▸ **Objective**:
Your task is to reproduce, verbatim and without pictures, the lines from the opening of the listing through the line containing "import * as".
-- BEGIN Given information --
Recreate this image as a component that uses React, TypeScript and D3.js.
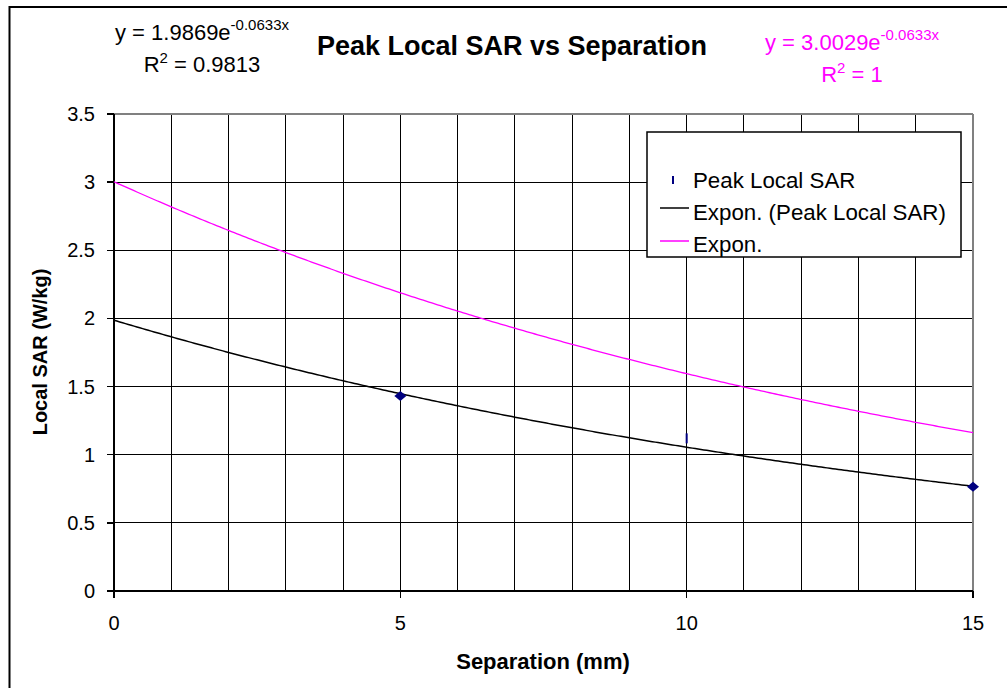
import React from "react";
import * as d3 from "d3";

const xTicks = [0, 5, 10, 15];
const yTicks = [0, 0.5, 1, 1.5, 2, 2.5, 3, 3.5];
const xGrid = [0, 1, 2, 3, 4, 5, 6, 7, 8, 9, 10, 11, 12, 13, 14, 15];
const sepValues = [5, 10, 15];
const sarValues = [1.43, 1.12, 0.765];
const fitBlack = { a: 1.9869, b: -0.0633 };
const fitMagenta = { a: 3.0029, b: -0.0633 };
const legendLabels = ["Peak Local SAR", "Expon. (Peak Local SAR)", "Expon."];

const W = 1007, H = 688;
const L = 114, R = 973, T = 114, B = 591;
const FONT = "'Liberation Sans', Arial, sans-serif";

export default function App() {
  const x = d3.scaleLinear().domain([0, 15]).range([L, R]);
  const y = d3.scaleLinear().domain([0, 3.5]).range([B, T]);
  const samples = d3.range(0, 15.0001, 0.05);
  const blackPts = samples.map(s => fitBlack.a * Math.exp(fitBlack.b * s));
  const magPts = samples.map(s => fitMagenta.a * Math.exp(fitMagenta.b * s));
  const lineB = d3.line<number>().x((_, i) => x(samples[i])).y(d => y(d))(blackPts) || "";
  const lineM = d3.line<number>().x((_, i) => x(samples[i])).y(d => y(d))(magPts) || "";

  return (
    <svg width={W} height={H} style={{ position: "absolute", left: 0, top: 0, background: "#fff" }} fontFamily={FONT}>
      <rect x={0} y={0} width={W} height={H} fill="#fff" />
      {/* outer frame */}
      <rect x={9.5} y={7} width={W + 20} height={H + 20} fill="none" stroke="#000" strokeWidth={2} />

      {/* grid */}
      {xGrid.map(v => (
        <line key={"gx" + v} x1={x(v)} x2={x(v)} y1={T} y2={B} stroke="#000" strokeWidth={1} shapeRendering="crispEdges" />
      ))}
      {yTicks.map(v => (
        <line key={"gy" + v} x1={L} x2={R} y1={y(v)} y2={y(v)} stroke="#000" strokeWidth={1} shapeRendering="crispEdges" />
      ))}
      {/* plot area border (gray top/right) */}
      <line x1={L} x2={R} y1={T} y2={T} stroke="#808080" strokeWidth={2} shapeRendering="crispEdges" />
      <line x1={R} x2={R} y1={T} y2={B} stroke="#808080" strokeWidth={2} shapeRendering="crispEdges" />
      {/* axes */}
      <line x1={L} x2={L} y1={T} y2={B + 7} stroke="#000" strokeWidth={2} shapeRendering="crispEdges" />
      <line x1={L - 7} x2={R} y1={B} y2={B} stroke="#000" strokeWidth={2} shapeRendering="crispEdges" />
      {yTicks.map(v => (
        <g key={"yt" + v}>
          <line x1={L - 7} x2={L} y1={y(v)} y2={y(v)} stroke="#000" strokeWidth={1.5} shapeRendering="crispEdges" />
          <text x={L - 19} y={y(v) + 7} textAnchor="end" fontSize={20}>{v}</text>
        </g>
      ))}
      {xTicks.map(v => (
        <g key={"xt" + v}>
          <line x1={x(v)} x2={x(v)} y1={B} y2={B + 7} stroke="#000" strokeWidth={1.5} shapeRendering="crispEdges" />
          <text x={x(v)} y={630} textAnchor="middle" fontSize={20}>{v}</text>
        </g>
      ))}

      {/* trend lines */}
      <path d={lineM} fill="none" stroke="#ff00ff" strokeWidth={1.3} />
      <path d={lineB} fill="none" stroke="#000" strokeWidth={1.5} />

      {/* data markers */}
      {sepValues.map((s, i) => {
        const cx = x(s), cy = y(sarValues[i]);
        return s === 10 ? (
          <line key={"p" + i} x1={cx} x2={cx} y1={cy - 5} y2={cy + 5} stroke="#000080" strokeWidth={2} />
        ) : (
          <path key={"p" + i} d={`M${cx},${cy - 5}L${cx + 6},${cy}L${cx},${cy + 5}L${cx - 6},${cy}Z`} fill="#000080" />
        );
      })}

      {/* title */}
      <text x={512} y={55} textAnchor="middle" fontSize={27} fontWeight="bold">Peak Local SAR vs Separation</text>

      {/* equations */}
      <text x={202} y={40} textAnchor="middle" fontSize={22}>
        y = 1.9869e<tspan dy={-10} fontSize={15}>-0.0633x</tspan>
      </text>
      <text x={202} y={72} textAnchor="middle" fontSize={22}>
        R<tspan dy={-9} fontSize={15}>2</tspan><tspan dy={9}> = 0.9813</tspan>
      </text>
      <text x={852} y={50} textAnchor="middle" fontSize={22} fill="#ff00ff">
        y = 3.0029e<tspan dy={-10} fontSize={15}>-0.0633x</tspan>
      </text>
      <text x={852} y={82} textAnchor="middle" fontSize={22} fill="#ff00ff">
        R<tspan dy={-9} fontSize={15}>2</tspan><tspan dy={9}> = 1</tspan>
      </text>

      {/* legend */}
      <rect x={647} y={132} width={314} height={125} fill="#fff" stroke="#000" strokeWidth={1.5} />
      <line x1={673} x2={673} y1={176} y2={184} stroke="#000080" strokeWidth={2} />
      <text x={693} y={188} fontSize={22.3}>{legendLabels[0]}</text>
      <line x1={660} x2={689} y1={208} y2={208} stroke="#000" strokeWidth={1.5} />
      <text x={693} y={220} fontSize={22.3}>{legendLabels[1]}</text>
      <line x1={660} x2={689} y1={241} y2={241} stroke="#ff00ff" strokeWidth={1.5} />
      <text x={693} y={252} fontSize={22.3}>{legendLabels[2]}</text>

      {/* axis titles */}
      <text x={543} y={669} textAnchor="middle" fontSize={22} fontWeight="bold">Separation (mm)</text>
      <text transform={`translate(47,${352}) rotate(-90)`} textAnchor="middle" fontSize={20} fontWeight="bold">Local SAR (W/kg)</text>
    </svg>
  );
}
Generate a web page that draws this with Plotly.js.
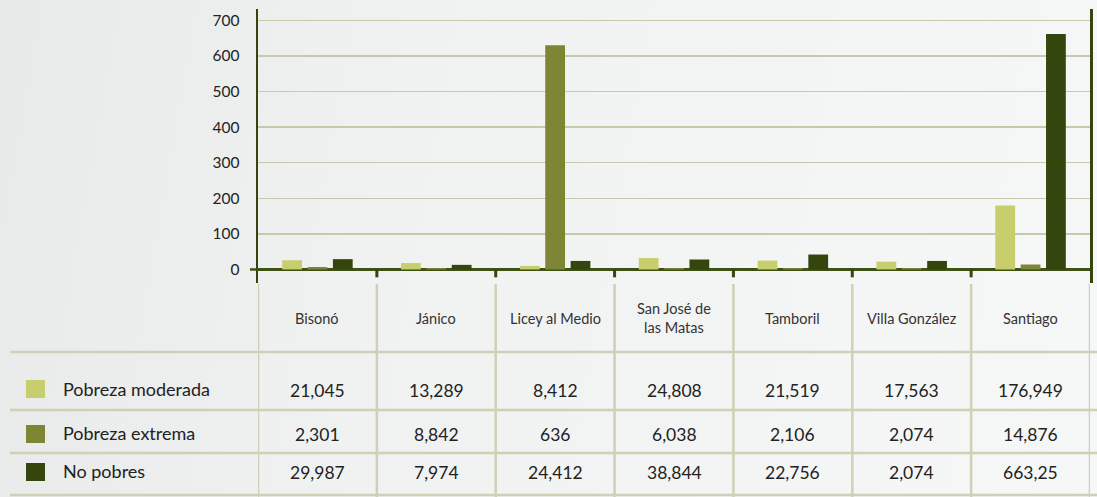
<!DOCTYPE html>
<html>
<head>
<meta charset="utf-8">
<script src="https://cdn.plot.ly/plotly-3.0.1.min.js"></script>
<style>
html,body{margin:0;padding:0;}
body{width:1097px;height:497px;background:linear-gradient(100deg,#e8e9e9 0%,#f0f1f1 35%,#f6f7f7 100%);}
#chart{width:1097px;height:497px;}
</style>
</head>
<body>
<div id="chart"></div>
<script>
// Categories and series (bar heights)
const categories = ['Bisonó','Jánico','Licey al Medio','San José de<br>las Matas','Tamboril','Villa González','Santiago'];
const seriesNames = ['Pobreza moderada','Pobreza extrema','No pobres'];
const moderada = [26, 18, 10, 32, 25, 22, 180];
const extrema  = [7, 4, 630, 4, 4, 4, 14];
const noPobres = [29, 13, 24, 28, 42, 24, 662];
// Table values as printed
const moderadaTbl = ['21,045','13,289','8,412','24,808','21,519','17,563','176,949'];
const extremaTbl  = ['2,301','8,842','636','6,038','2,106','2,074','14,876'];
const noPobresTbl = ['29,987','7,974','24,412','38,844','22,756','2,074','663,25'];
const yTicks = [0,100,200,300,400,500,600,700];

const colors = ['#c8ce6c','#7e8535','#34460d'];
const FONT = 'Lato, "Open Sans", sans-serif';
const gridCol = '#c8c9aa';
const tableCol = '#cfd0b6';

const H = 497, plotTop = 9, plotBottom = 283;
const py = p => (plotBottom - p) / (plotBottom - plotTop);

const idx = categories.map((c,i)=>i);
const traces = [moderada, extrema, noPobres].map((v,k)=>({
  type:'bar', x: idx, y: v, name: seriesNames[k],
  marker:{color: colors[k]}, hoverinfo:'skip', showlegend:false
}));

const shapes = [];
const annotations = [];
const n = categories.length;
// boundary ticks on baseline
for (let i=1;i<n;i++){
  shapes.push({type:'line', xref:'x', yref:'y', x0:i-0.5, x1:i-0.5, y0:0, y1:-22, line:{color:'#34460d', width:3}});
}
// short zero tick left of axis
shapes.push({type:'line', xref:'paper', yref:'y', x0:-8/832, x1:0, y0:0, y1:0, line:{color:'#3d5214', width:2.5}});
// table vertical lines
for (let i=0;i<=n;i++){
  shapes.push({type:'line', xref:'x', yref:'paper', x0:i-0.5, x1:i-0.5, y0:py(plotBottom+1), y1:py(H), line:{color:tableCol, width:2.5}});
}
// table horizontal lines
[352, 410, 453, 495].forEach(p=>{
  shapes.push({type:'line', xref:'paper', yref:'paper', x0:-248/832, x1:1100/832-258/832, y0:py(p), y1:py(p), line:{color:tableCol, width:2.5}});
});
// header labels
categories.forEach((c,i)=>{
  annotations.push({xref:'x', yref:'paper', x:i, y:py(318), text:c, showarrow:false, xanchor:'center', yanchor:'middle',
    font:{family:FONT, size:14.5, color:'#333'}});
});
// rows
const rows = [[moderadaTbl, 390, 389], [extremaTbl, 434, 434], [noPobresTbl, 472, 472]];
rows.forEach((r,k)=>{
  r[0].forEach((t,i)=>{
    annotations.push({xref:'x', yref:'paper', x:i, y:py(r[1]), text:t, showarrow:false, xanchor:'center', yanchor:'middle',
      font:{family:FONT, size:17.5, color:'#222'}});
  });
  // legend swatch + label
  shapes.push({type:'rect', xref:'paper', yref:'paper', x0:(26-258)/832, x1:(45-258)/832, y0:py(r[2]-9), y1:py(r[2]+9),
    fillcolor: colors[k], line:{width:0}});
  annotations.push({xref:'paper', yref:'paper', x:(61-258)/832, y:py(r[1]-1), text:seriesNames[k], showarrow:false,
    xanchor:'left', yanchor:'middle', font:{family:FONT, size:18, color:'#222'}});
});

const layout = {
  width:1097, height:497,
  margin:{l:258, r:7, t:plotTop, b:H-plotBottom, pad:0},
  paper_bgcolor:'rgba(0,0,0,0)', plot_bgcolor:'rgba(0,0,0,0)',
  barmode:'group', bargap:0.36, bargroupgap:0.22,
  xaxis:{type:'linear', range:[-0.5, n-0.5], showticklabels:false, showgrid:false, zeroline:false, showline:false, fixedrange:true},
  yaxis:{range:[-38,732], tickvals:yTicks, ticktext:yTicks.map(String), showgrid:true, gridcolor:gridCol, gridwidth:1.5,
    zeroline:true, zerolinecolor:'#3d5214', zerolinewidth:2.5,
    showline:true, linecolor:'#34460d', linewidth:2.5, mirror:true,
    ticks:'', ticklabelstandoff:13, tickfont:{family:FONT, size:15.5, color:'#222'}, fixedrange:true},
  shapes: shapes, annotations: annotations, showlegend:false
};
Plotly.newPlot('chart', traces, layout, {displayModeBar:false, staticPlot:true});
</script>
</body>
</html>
-- END Given information --
▸ **Task response**:
Recreate this image as a component that uses React, TypeScript and D3.js.
import React from "react";
import * as d3 from "d3";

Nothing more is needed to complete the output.